# Will the Mini work with DirecTV Tivo?



## jar-head (Mar 28, 2006)

I have DirecTV. If I get one of the Tivos that DTV offers, will I be able to hook up a Mini to it or does DTV block all of that?


----------



## djjeesh (Feb 16, 2014)

Not a chance


----------



## Bigg (Oct 31, 2003)

No. If you want DirecTV, you need to use their system, the Genie, and it's corresponding thin client boxes. It's an excellent system, but it's definitely not TiVo. The DirecTiVo they are selling is a complete piece of garbage.


----------



## stevel (Aug 23, 2000)

It's not DirecTV that is "blocking" it, but the THR22 DTiVo doesn't talk to any other DVR, DirecTV or otherwise. While I don't agree that the THR22 is "garbage", I agree that the Genie (and perhaps one of the Genie Minis, or whatever they're called), is a better option. I have both.


----------



## Bigg (Oct 31, 2003)

stevel said:


> It's not DirecTV that is "blocking" it, but the THR22 DTiVo doesn't talk to any other DVR, DirecTV or otherwise. While I don't agree that the THR22 is "garbage", I agree that the Genie (and perhaps one of the Genie Minis, or whatever they're called), is a better option. I have both.
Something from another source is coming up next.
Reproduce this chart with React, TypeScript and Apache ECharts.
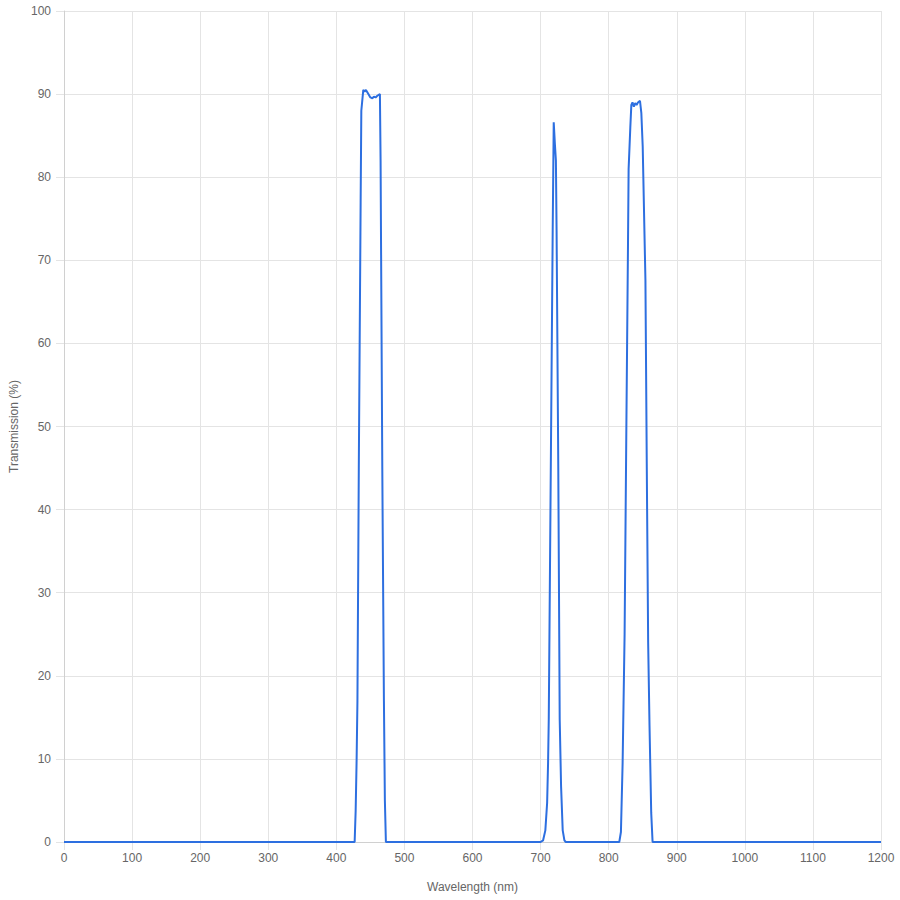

Correct. No one said they are blocking it. They are blocking MRV from working with other THR22's at minimum, and working with other DirecTV DVRs or the Genie, as they should all be cross-compatible if they wrote the right software to do it.

The THR22 is garbage. It's basically an HR10-250 updated for DirecTV's current MPEG-4/SWiM system. It's not 2005 any more, but DirecTV doesn't want TiVo, they just made the absolute minimum piece of junk that they could in order to meet the requirements of whatever patent settlement they had with TiVo. They could have to the least made something like a Premiere with multi-room and all of that, even if it wasn't a server/client system like the Genie. And made something that could do MRV with existing DirecTV DVRs and the Genie. It wouldn't be hard, they just don't want TiVo around, so they decided it should be DOA. And it was.

It was a stupid decision on DirecTV's part as well, as any few TiVo enthusiasts who might have been left on DirecTV surely switched to cable when that awful thing came out. If they were smart, they would have had a clean migration to a TiVo box from the HR10-250, and kept it up to date with DirecTV's own DVRs to keep TiVo users on DirecTV.


----------